Chariot Racer
Riverton Ranger Ross Giles drove his team down the stretch at Peterson Downs west of Riverton during the two day chariot races at the annual Wild West Winter Carnival.

Associated Press

RIVERTON (AP) – Teams of horses running head to head, manes and tails flying in the wind, guided by drivers crouched low in chariots set the scene for the Wild West Winter Carnival Chariot Races.

The event, according to racer Eric Kuegeler, is for anyone who “loves speed and horses.”

Kuegeler and Ross Giles, both of Riverton, are among the youngest racers in the area to take up the sport.

Both said their involvement in racing came by way of their families.

Kuegeler learned techniques of the sport from his dad, Randy Kintzler, and has been racing for three years. Giles grew up with the sport, he said, because of his grandfather, Lee, who’s been chariot racing for half a century.

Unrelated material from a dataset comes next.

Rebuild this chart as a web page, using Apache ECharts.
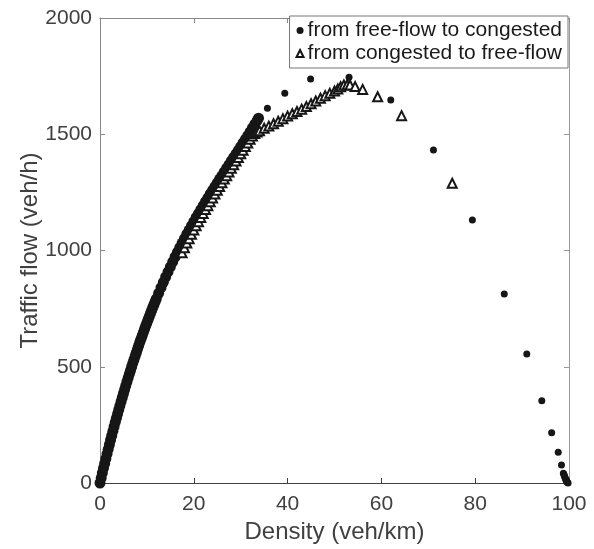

This year, however, marked Giles’ first year as a driver.

“My grandpa has been racing since the cutter days,” Giles said. The races originated with horses pulling sleds. “That was back in the olden days, when folks just raced for fun.”

Today, chariot racing is serious business, with racers investing time and money in their sport. They travel from town to town competing for points as a means of making it to the World National Cutter & Chariot Finals set for April in Ogden, Utah.

Horses are even bred especially for the sport.

“They’re called Appendix,” Kuegeler said. “That’s the favorite for most racing teams. Appendix are a mixture of quarter horse and thoroughbred, good for chariot racing because the quarter horse breaks harder and the thoroughbred has more of a fifth gear, which gives a kick at the finish.”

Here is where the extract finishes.